EXERCISE REQUIREMENTS:
Answer with a single number: how many lines in the listing below include "code"?

[START]

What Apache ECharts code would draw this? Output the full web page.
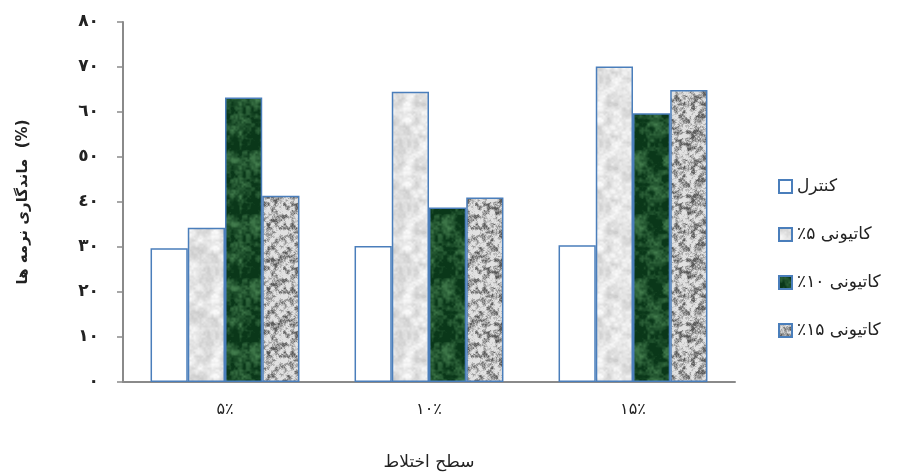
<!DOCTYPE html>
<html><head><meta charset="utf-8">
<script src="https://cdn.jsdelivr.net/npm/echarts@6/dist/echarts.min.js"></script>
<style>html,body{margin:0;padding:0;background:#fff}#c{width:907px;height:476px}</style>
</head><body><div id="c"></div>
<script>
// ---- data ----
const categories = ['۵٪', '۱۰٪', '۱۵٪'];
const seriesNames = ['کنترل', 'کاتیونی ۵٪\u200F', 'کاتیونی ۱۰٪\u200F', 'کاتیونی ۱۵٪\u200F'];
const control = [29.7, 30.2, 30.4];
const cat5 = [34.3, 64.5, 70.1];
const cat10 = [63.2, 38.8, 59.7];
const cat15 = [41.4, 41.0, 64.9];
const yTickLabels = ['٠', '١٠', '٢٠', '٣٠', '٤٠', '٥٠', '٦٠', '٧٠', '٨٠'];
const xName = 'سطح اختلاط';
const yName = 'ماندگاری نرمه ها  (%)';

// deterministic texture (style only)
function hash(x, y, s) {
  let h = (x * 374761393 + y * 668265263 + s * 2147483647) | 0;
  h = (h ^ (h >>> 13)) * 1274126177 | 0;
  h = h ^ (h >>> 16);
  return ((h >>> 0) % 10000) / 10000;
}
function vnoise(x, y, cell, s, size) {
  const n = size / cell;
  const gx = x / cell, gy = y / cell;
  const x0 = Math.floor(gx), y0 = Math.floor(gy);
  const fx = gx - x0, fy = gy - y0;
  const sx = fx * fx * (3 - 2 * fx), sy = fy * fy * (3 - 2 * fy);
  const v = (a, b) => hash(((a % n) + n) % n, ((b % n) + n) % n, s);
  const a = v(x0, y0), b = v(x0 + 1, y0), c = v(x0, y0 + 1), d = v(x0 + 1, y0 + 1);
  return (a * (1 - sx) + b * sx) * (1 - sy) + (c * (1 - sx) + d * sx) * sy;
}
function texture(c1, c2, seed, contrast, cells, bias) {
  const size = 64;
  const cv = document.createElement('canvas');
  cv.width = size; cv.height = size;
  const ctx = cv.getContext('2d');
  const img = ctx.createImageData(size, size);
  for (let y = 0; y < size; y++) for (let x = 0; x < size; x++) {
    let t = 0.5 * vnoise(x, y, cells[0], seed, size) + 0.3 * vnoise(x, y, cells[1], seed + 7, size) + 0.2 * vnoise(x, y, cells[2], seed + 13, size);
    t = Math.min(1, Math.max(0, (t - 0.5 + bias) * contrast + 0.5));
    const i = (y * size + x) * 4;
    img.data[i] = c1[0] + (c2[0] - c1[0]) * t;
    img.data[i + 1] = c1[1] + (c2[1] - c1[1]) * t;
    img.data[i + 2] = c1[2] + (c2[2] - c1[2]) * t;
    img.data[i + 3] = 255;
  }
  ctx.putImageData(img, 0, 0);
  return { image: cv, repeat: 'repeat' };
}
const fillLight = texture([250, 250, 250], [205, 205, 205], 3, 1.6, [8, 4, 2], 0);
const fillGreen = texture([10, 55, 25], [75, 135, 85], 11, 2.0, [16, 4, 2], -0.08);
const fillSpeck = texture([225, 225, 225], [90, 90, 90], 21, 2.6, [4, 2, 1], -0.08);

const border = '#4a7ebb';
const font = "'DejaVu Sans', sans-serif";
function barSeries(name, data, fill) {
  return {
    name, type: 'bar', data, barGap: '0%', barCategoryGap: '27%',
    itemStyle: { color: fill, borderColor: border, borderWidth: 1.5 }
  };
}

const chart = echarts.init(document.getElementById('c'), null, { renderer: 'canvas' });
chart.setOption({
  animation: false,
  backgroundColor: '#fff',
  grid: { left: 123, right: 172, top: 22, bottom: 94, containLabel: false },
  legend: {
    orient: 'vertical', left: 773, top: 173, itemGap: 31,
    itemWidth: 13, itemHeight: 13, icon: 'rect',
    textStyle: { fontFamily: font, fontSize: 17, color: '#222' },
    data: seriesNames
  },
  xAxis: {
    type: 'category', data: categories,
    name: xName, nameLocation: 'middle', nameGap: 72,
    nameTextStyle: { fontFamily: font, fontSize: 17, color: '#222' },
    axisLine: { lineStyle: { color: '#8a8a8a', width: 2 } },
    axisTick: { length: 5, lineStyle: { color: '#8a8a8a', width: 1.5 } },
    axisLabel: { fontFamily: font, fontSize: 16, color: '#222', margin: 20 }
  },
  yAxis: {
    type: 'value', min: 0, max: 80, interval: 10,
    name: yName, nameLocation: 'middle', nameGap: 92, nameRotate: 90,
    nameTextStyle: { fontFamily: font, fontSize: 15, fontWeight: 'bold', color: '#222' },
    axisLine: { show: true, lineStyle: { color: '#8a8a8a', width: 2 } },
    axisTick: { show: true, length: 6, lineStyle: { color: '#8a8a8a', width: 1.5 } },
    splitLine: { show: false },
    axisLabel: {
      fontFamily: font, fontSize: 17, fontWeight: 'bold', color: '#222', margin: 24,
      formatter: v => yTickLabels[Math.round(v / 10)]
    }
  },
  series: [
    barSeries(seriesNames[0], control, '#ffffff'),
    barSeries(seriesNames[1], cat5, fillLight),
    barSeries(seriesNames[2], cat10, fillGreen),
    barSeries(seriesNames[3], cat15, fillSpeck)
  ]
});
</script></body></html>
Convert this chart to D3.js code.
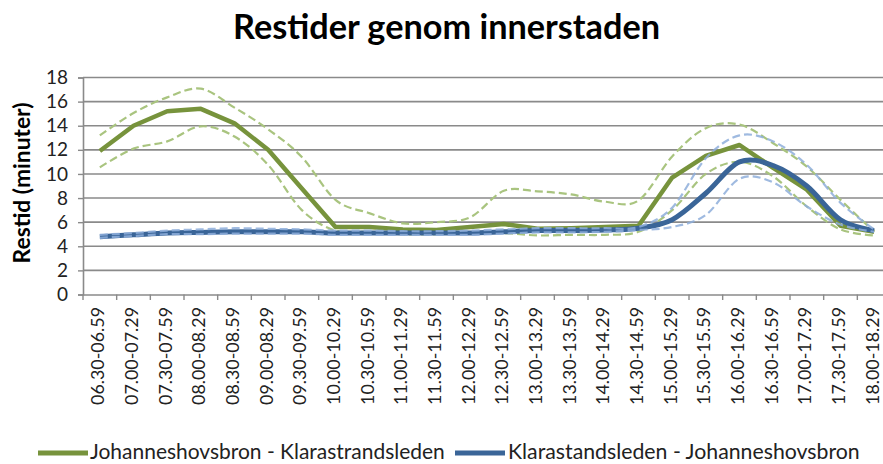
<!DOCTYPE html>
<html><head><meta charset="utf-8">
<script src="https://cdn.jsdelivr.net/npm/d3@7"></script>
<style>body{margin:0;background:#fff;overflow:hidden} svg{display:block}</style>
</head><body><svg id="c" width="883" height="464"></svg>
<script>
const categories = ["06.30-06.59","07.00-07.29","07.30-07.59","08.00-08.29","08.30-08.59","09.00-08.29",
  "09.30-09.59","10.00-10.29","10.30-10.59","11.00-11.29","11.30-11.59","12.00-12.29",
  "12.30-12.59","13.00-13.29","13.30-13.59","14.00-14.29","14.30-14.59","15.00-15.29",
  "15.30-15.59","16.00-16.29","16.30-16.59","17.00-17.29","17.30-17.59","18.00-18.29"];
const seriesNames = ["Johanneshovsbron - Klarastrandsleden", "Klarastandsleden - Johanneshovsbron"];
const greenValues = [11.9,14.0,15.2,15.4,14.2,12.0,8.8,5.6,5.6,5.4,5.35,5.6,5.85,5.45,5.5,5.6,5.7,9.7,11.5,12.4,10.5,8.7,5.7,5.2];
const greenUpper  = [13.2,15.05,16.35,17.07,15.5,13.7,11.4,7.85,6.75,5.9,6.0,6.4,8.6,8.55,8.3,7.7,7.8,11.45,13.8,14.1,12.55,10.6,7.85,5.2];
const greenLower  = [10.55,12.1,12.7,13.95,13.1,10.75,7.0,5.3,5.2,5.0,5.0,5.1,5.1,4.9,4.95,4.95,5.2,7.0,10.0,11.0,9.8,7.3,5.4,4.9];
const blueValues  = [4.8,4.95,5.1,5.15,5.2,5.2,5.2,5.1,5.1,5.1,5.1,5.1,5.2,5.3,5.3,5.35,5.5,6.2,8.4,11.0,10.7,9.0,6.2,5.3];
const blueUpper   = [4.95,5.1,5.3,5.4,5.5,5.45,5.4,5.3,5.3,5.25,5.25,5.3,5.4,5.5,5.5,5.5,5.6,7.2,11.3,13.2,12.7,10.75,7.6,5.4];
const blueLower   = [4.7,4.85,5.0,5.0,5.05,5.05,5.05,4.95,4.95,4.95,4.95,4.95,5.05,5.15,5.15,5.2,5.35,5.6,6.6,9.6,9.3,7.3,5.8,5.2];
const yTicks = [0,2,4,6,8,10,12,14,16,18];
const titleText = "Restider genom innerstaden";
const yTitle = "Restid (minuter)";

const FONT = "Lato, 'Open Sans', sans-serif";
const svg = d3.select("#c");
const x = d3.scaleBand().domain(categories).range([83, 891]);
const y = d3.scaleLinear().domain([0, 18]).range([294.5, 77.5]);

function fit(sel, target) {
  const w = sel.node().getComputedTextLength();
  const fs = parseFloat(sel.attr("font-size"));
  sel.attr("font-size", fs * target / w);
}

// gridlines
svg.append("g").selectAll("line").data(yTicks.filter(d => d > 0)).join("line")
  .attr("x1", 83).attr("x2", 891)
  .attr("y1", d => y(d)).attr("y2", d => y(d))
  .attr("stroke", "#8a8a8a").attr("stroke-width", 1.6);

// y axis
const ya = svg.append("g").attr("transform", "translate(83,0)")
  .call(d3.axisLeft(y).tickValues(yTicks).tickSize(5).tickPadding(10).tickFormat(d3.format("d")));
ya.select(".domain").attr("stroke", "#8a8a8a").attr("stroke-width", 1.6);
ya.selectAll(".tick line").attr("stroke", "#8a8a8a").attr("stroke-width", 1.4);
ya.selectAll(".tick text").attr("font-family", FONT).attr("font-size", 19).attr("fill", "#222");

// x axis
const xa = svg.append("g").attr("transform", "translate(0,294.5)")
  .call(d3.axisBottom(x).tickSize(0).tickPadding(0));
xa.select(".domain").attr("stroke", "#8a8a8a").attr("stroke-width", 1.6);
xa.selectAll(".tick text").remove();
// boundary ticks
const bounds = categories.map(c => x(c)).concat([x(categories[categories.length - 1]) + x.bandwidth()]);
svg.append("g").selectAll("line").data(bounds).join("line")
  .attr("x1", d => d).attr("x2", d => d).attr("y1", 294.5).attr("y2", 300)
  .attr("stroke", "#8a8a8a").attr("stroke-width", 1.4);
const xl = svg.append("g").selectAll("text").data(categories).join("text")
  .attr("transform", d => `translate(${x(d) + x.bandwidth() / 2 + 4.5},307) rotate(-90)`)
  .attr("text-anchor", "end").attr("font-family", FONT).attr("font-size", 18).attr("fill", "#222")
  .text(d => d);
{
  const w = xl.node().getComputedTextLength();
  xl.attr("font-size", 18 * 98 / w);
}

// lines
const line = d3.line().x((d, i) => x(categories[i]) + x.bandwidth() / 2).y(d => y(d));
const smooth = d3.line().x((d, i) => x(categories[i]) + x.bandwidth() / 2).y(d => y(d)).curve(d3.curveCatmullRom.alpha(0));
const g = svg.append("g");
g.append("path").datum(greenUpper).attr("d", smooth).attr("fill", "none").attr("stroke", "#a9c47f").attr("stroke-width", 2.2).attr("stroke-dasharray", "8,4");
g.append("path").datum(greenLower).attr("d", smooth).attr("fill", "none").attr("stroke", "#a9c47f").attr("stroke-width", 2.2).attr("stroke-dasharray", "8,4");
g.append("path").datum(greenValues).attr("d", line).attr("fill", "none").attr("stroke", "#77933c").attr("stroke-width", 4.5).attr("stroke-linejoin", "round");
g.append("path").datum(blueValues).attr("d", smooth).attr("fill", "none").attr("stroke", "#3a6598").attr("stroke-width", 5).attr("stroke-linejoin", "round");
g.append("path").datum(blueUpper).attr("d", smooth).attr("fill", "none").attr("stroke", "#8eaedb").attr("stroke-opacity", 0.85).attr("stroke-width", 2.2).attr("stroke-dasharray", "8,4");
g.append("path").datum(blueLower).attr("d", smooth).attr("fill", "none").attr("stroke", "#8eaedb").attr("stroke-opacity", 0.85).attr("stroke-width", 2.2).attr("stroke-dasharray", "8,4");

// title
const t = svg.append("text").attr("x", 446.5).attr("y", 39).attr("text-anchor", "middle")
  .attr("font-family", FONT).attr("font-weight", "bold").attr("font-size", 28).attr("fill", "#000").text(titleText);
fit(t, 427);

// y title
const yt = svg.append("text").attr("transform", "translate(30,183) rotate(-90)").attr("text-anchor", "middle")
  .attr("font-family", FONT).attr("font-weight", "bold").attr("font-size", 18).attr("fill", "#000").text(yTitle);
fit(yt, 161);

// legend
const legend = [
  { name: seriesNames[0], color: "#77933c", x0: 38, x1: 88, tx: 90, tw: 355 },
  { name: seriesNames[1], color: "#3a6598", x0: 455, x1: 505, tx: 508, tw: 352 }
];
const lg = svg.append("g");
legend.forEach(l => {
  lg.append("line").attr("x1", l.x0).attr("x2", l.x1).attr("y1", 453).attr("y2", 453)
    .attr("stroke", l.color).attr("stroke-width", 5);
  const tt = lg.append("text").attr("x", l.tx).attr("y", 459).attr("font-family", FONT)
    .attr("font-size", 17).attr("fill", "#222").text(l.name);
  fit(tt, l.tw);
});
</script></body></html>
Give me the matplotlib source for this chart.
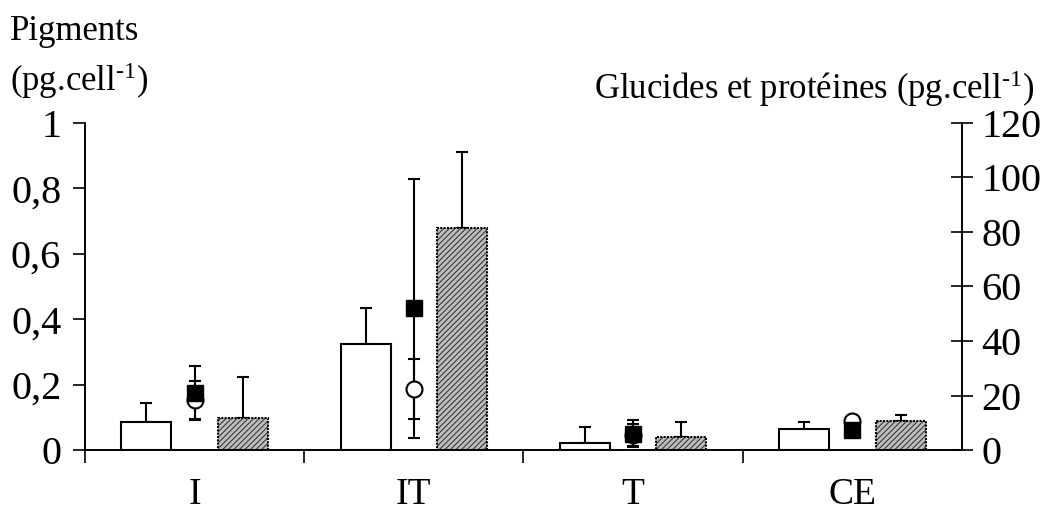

[END]

THE REPLY:
2